Coronavirus: Bali’s farmers hand out free vegetables as tourism dries up
- Bali’s biggest employer – the tourism sector – has been hit hard by the Covid-19 pandemic, but its no. 2 industry is proving more resilient
- Farmers have taken to giving away free produce as a way of supporting the community and boosting the profile of a profession at risk of being abandoned by the younger generation
A group of volunteers in SUVs and pickup cars loaded with reusable blue-cloth tote bags slowly made their way from rural Bali into the island’s urban centres in Ubud. The bags contained a select variety of fresh vegetables and some ground coffee, all locally grown in Kintamani, at the foot of Mount Batur, two hours away from Denpasar. The volunteers then set up stalls by the roadside to hand out the parcels for free to anyone in need.

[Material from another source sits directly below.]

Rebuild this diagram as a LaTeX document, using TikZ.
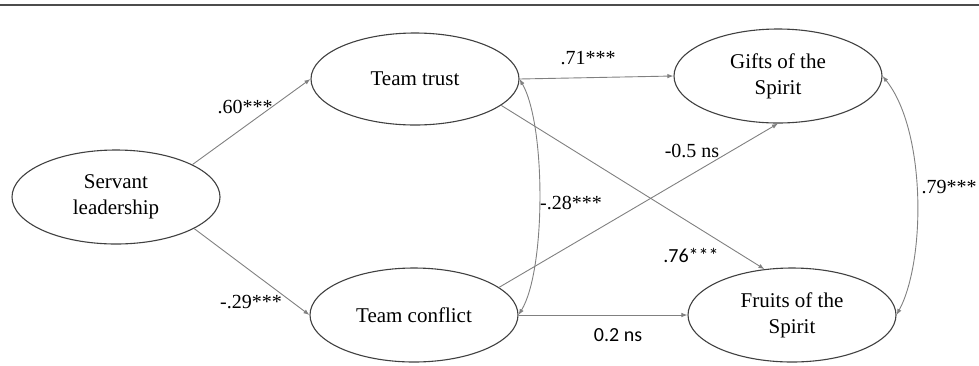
\documentclass[tikz,border=0pt]{standalone}
\usepackage{fontspec}
\setmainfont{Liberation Serif}
\newfontfamily\calib{Carlito}
\usetikzlibrary{shapes.geometric,arrows.meta}
\tikzset{
  latent/.style={ellipse, draw=black!75, line width=1.1pt, inner sep=0pt,
    minimum width=208pt, minimum height=94pt, align=center,
    font=\fontsize{21}{26}\selectfont},
  path/.style={draw=black!50, line width=0.9pt, -{Latex[length=6pt,width=4.5pt]}},
  cov/.style={draw=black!50, line width=0.9pt, {Latex[length=6pt,width=4.5pt]}-{Latex[length=6pt,width=4.5pt]}},
  coef/.style={font=\fontsize{20}{24}\selectfont, inner sep=1pt},
  coefsans/.style={font=\calib\fontsize{20}{24}\selectfont, inner sep=1pt},
}
\begin{document}
\begin{tikzpicture}[x=1pt,y=-1pt]
\useasboundingbox (0,0) rectangle (979,365);
\draw[black!70, line width=2pt] (0,5) -- (979,5);

\node[latent] (sl) at (116,197) {Servant\\leadership};
\node[latent, minimum height=92pt] (tt) at (415,79) {Team trust};
\node[latent] (tc) at (414,315) {Team conflict};
\node[latent] (gs) at (778,76) {Gifts of the\\Spirit};
\node[latent] (fs) at (792,315) {Fruits of the\\Spirit};

\draw[path] (sl.23) -- (tt.west);
\draw[path] (sl.-22) -- (tc.west);
\draw[path] (tt.east) -- (gs.west);
\draw[path] (tt.-17) -- (fs.121);
\draw[path] (tc.18) -- (gs.south);
\draw[path] (tc.east) -- (fs.west);
\draw[cov] (tt.east) .. controls (546,125) and (546,270) .. (tc.east);
\draw[cov] (gs.east) .. controls (926,130) and (926,260) .. (fs.east);

\node[coef] (l60) at (245,107) {.60***};
\node[coef] (l29) at (251,302) {-.29***};
\node[coef] (l71) at (588,58) {.71***};
\node[coef] (l28) at (571,203) {-.28***};
\node[coef] (l05) at (692,151) {-0.5 ns};
\node[coefsans] (l76) at (691,255) {.76***};
\node[coefsans] (l02) at (618,335) {0.2 ns};
\node[coef] (l79) at (949,187) {.79***};
\end{tikzpicture}
\end{document}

“This charitable act is our way of showing that farmers in Bali care about the crisis that many of our brothers and sisters in other sectors of the economy are facing now,” said I Komang Sukarsana, 36, co-initiator of the “Free Veggies From Farmers” movement and owner of the Bali Arabica coffee brand.
Tourism and its related industries make up 80 per cent of Bali’s economy. With tourist numbers dropping by as much as 93.24 per cent in April last year, the local economy contracted by more than 10 per cent, forcing almost 75,000 people into joblessness. But agriculture, the island’s second largest industry at 13.5 per cent and which until recently employed almost 20 per cent of the workforce,―has proved more resilient.
But the general drop in the purchasing power of ordinary Indonesians means that market size has also shrunk.
Manis recounted a discussion with her brother on how to help their farmer friends in the cooperative, who had complained that they might have to let their crops rot in the fields if they could not find buyers for their produce.
“It inspired us to come up with a solution which would help both the farmers and the community at large. We pooled our resources among friends; some donated money, which was used to buy vegetables from the farmers in the cooperative, while others donated their crops.”
While the distribution of food parcels during times of economic crises, either by the government or by private charities, is a well-established tradition in Indonesia, fresh vegetables are not usually found among the items. Food parcels given to Indonesians typically include mass-produced staples like rice, instant noodles, sugar and factory-made snacks.
Manis said that such products completely bypassed the small-scale farmers, which is why she and her brother believed vegetables would be refreshing for a change.
“We had initially thought of cooked meal packets made with our vegetables but we wanted to encourage Balinese to go back to the practice of preparing home-cooked meals since most people are now confined to their homes,” Manis said.
Additionally, Sukarsana wanted to raise the banner for farmers as a profession.
“In Indonesia, farming is mostly seen as a lowly occupation promising little return. Farmers are often portrayed as poor and in need of government subsidies. This is not necessarily the case with modern farmers who understand the distribution link of their own produce.”
He said he wanted it to be known that farmers did not always have to be the recipients of help but could also contribute to society in times of need.
“The pandemic,” he continued, “has shown that farmers are among the most resilient because we grow our own food and whatever happens, people still need our produce.”
While 29 per cent of Indonesian workers make their living in agriculture, fisheries and livestock, the country is fast losing its farmers. Official statistics reveal that between 2003 and 2013, Indonesia lost 5.1 million farmers as young people shunned agriculture for other professions.
Sukarsana said that since he had launched the initiative, many young people previously employed in the tourism industry in Sanur had helped as volunteers, learning about agriculture and food production while taking home fresh produce as part of the deal.
Under the “Free Veggies From Farmers” scheme, as many as 150 parcels are distributed at a given location. Its success has inspired similar initiatives throughout Bali by farming co-operatives and small enterprises.